In our study, we demonstrated that PDMSCs may be genetically modified with Ad-PEDF and express high levels of PEDF in vitro. Furthermore, we revealed that the PEDF produced by these engineered PDMSCs is a functional protein with potent inhibitory effects on HUVEC proliferation and migration. In the in vivo study, we found that PDMSC-PEDF efficiently inhibited the growth of B16-F10 melanoma. CD31 staining and TUNEL assay revealed a significant reduction in microvessel density and an increase in the apoptotic index in the tumor tissue of the PDMSC-PEDF-treated group. The observed antitumoral effect was a result of the expression of PEDF and not a result of an immune response to PDMSCs, since the injection of control PDMSCs had no effect on tumor growth.

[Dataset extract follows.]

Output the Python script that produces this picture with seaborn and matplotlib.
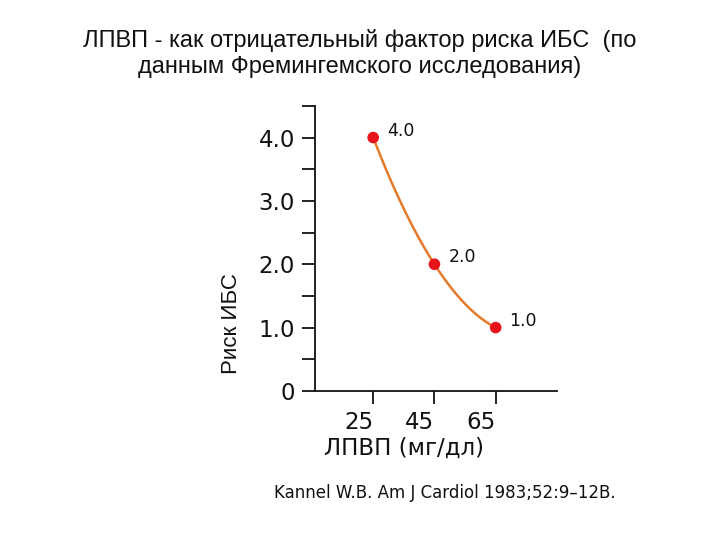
import matplotlib
matplotlib.use('Agg')
import matplotlib.pyplot as plt
import seaborn as sns
import pandas as pd

# data
hdl = [25, 45, 65]
risk = [4.0, 2.0, 1.0]
risk_labels = ["4.0", "2.0", "1.0"]
y_ticks = [0, 0.5, 1.0, 1.5, 2.0, 2.5, 3.0, 3.5, 4.0, 4.5]
y_ticklabels = ["0", "", "1.0", "", "2.0", "", "3.0", "", "4.0", ""]

TITLE = "ЛПВП - как отрицательный фактор риска ИБС  (по\nданным Фремингемского исследования)"
SOURCE = "Kannel W.B. Am J Cardiol 1983;52:9\u201312B."

df = pd.DataFrame({"hdl": hdl, "risk": risk})

sns.set_theme(style="ticks")
plt.rcParams['font.family'] = ['DejaVu Sans']
ARIAL = ["Liberation Sans", "DejaVu Sans"]

fig = plt.figure(figsize=(7.2, 5.4), dpi=100)
ax = fig.add_axes([0.4375, 0.276, 0.336, 0.528])

# smooth curve through the three points (quadratic fit by seaborn)
sns.regplot(data=df, x="hdl", y="risk", order=2, ci=None, scatter=False,
            truncate=True, color="#e47a2c", line_kws={"linewidth": 1.8}, ax=ax)
sns.scatterplot(data=df, x="hdl", y="risk", color="#e8141b", s=70,
                edgecolor="none", zorder=3, ax=ax)

for xv, yv, lab in zip(hdl, risk, risk_labels):
    ax.annotate(lab, (xv, yv), xytext=(10, 5), textcoords="offset points",
                fontsize=12.5, color="#111111", va="center", ha="left")

ax.set_xlim(6, 85)
ax.set_ylim(0, 4.5)
ax.set_xticks(hdl)
ax.set_xticklabels([str(v) for v in hdl], ha="right")
ax.set_yticks(y_ticks)
ax.set_yticklabels(y_ticklabels)

for s in ["top", "right"]:
    ax.spines[s].set_visible(False)
for s in ["left", "bottom"]:
    ax.spines[s].set_color("#111111")
    ax.spines[s].set_linewidth(1.3)

ax.tick_params(axis="both", length=9.5, width=1.3, color="#111111",
               labelsize=16.5, labelcolor="#111111")
ax.tick_params(axis="y", pad=5)
ax.tick_params(axis="x", pad=5)

ax.set_xlabel("ЛПВП (мг/дл)", fontsize=16.5, color="#111111")
ax.xaxis.set_label_coords(0.368, -0.16)
ax.set_ylabel("Риск ИБС", fontsize=16, color="#111111", family=ARIAL)
ax.yaxis.set_label_coords(-0.30, 0.235)

fig.text(0.5, 0.901, TITLE, ha="center", va="center", fontsize=17,
         linespacing=1.28, family=ARIAL, color="#111111")
fig.text(0.38, 0.087, SOURCE, ha="left", va="center", fontsize=12, color="#111111")

fig.savefig("out.png", dpi=100)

In summary, our investigation demonstrated that adenovirus-mediated anti-angiogenesis gene therapy based on xenogeneic PDMSCs inhibits the growth of B16-F10 melanoma. Thus, the use of PDMSCs as a delivery vehicle of therapeutic genes is likely to be of great interest for the clinical application of stem cell-based cancer therapy. Further studies should be carried out in an allogeneic setting to detect whether PDMSCs survive longer due to their low immunogenicity and exert a more effective antitumor activity.